Scan the records for the word "this". Copy each line that includes it.

_Materials provided_
★ ★ ★
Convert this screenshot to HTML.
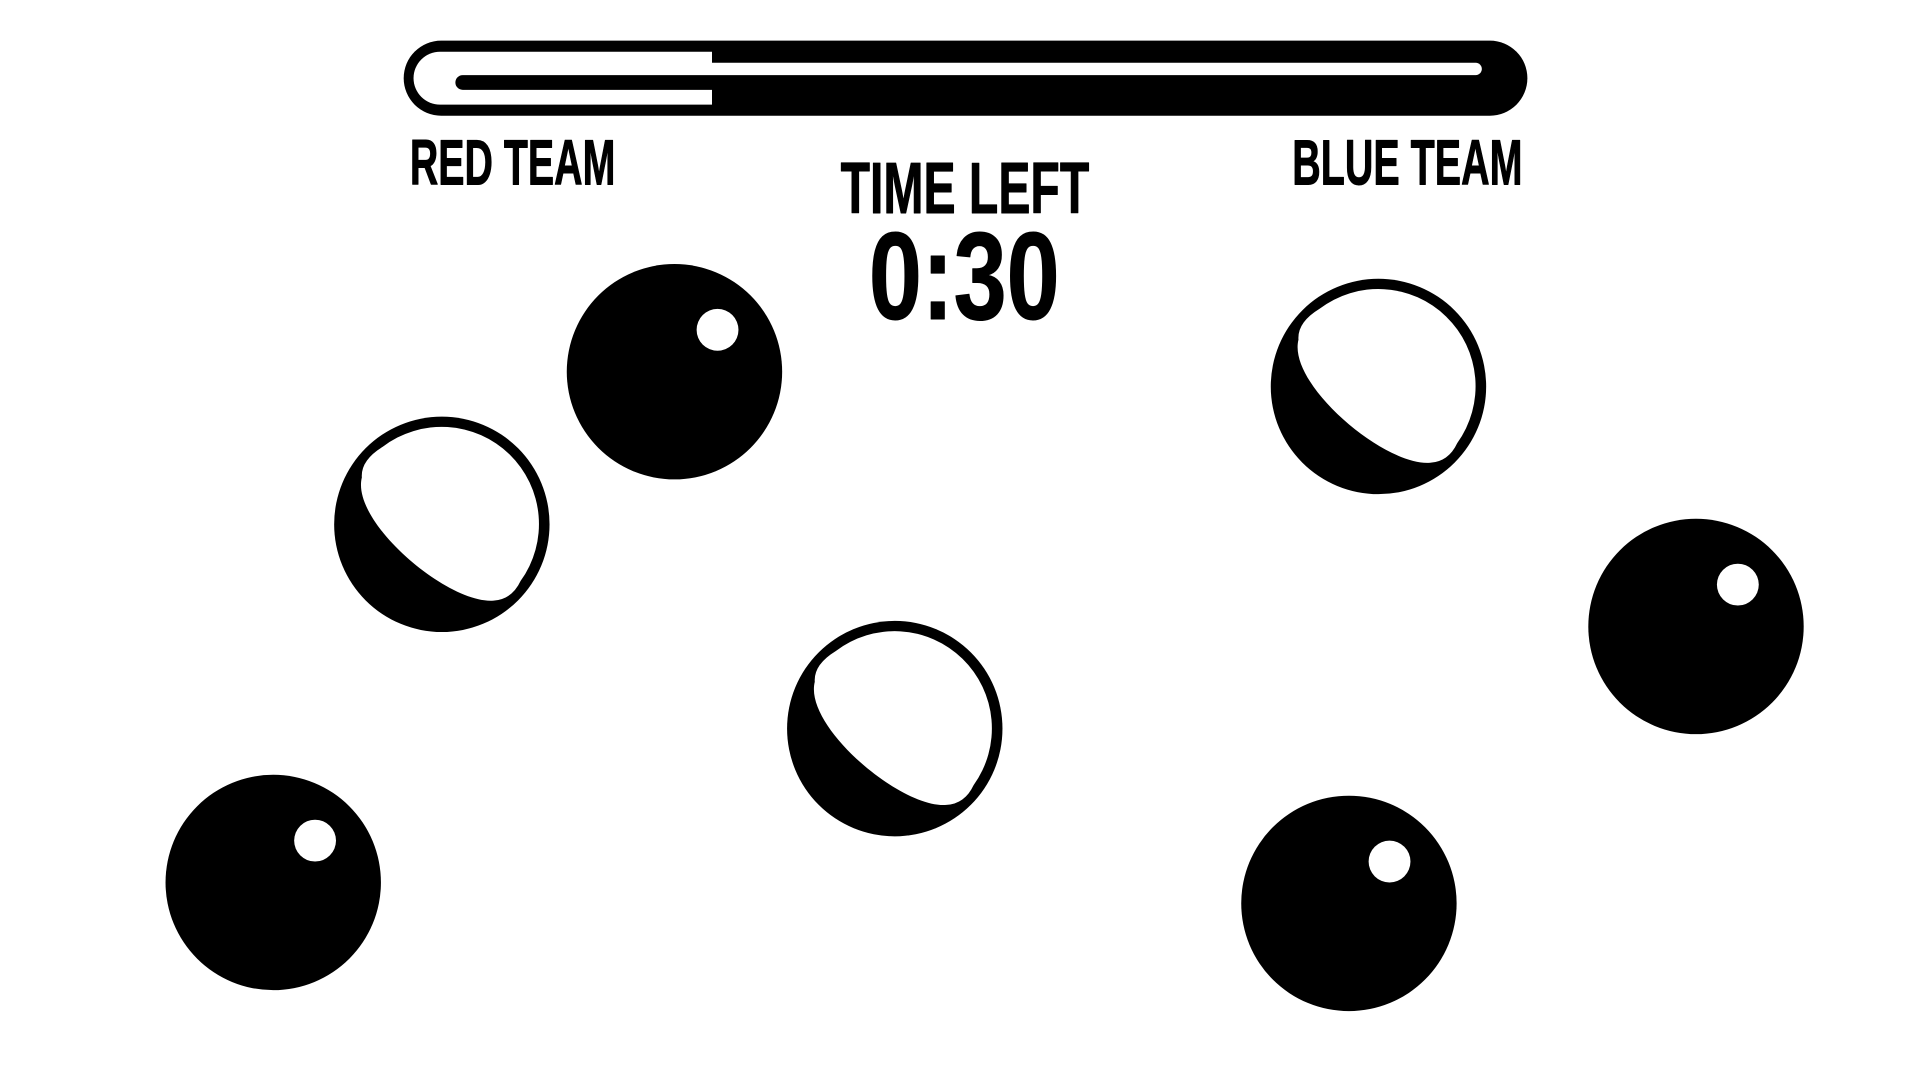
<!DOCTYPE html>
<html><head><meta charset="utf-8"><style>html,body{margin:0;padding:0;background:#fff;overflow:hidden}svg{display:block}</style></head>
<body>
<svg width="1920" height="1081" viewBox="0 0 1560 878.3" preserveAspectRatio="none" xmlns="http://www.w3.org/2000/svg">
<defs>
<g id="hollow">
<circle cx="0" cy="0" r="87.5" fill="#000"/>
<path d="M-65 -38 Q-66 -52 -48 -63 A79 79 0 0 1 64 46 Q57 61 42 62 C5 65 -74 -2 -65 -38 Z" fill="#fff"/>
</g>
</defs>
<rect x="328" y="33" width="913" height="61" rx="30.5" fill="#000"/>
<path d="M357.5 42 H578.5 V85 H357.5 A21.5 21.5 0 0 1 357.5 42 Z" fill="#fff"/>
<path d="M578.5 51 H1199 A5 5 0 0 1 1199 61 H578.5 Z" fill="#fff"/>
<path d="M376 61 H578.5 V73 H376 A6 6 0 0 1 376 61 Z" fill="#000"/>
<g font-family="Liberation Sans, sans-serif" font-weight="bold" fill="#000" stroke="#000" stroke-width="0.8" stroke-linejoin="round">
<text x="333" y="150" font-size="52" textLength="167" lengthAdjust="spacingAndGlyphs">RED TEAM</text>
<text x="1050" y="150" font-size="52" textLength="187" lengthAdjust="spacingAndGlyphs">BLUE TEAM</text>
<text x="683" y="173" font-size="59" textLength="202" lengthAdjust="spacingAndGlyphs">TIME LEFT</text>
<text x="706" y="259" font-size="101" textLength="155" lengthAdjust="spacingAndGlyphs">0:30</text>
</g>
<g fill="#000">
<circle cx="548" cy="302" r="87.5"/>
<circle cx="1378" cy="509" r="87.5"/>
<circle cx="222" cy="717" r="87.5"/>
<circle cx="1096" cy="734" r="87.5"/>
</g>
<g fill="#fff">
<circle cx="583" cy="268" r="17"/>
<circle cx="1412" cy="475" r="17"/>
<circle cx="256" cy="683" r="17"/>
<circle cx="1129" cy="700" r="17"/>
</g>
<use href="#hollow" transform="translate(359,426)"/>
<use href="#hollow" transform="translate(1120,314)"/>
<use href="#hollow" transform="translate(727,592)"/>
</svg>
</body></html>
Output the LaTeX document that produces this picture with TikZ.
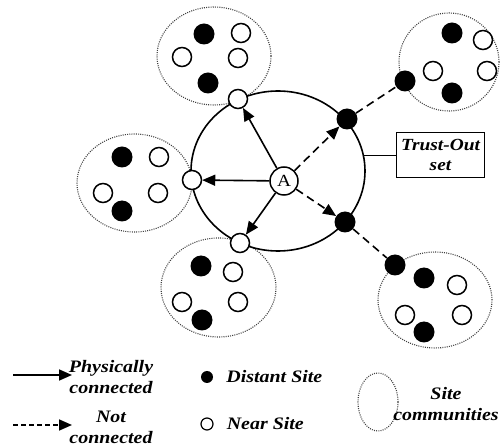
\documentclass[tikz,border=0pt]{standalone}
\usepackage{fontspec}
\setmainfont{Liberation Serif}[FakeStretch=1.14]
\usetikzlibrary{arrows.meta,shapes.geometric,positioning}

\begin{document}
\begin{tikzpicture}[x=1pt,y=-1pt,
  lbl/.style={font=\fontsize{17.5}{21}\selectfont\bfseries\itshape, align=center, inner sep=1pt},
  nearsite/.style={circle, draw, fill=white, line width=1.5pt, minimum size=19pt, inner sep=0pt},
  farsite/.style={circle, fill=black, minimum size=21pt, inner sep=0pt},
  community/.style={ellipse, draw=black!75, line width=1.1pt, dash pattern=on 1pt off 1.2pt, inner sep=0pt},
  phys/.style={-{Triangle[length=13pt,width=11pt]}, line width=1.6pt},
  notconn/.style={phys, dash pattern=on 8pt off 5pt}]
\useasboundingbox (0,0) rectangle (501,446);

% site communities
\foreach \n/\cx/\cy/\w/\h in {ctop/214/56/114/98, ctr/449/62/100/98, cleft/134.5/183/115/98, cbot/218.5/287.5/115/99, cbr/435/300/114/96}
  \node[community, minimum width=\w, minimum height=\h] (\n) at (\cx,\cy) {};
\foreach \s/\x/\y [count=\i] in {farsite/204/34, nearsite/241/33, nearsite/182/57, nearsite/238/58, farsite/208/83,
  farsite/452/33, nearsite/483/40, nearsite/433/71, nearsite/487/71, farsite/452/93,
  farsite/122/157, nearsite/159/157, nearsite/103/193, nearsite/158/193, farsite/122/211,
  farsite/201/266, nearsite/233/272, nearsite/182/302, nearsite/238/302, farsite/202/320,
  farsite/424/278, nearsite/457/285, nearsite/405/315, nearsite/462/315, farsite/424/332}
  \node[\s] (m\i) at (\x,\y) {};

% trust-out ring
\node[ellipse, draw, line width=1.6pt, minimum width=174, minimum height=160, inner sep=0pt] (ring) at (278,171) {};
\node[lbl, draw, line width=1.1pt, minimum width=88, minimum height=45, font=\fontsize{17}{20}\selectfont\bfseries\itshape] (trust) at (440.5,155) {Trust-Out\\set};
\draw[line width=1.1pt] (ring.10) -- (ring.10 -| trust.west);

\node[nearsite, minimum size=28pt, font=\fontsize{17}{17}\selectfont] (A) at (284,181) {A};
\node[nearsite] (nt) at (238,99) {};
\node[nearsite] (nl) at (192,180) {};
\node[nearsite] (nb) at (240,243) {};
\node[farsite] (ft) at (347,119) {};
\node[farsite] (fb) at (345,222) {};
\node[farsite] (ftout) at (405,81) {};
\node[farsite] (fbout) at (395,265) {};

\draw[phys] (A) -- (nt);
\draw[phys] (A) -- (nl);
\draw[phys] (A) -- (nb);
\draw[notconn] (A) -- (ft);
\draw[notconn] (A) -- (fb);
\draw[notconn, -] (ft) -- (ftout);
\draw[notconn, -] (fb) -- (fbout);

% legend
\coordinate (p1) at (13,375);
\coordinate (p2) at (72,375);
\coordinate (q1) at (13,425);
\coordinate (q2) at (72,425);
\draw[phys] (p1) -- (p2);
\draw[notconn, dash pattern=on 4.5pt off 3.5pt] (q1) -- (q2);
\node[lbl] (lphys) at (111,377) {Physically\\connected};
\node[lbl] (lnot) at (111,427) {Not\\connected};
\node[farsite, minimum size=12pt] (kfar) at (207,377) {};
\node[nearsite, minimum size=12pt, line width=1.2pt] (knear) at (207,424) {};
\node[lbl, right=12pt of kfar] (lfar) {Distant Site};
\node[lbl, right=12pt of knear] (lnear) {Near Site};
\node[community, minimum width=40, minimum height=58] (kcom) at (378,402) {};
\node[lbl] (lcom) at (446,404) {Site\\communities};
\end{tikzpicture}
\end{document}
★ ★ ★
_The result_
Convert this screenshot to HTML.
Output the LaTeX document that produces this picture with TikZ.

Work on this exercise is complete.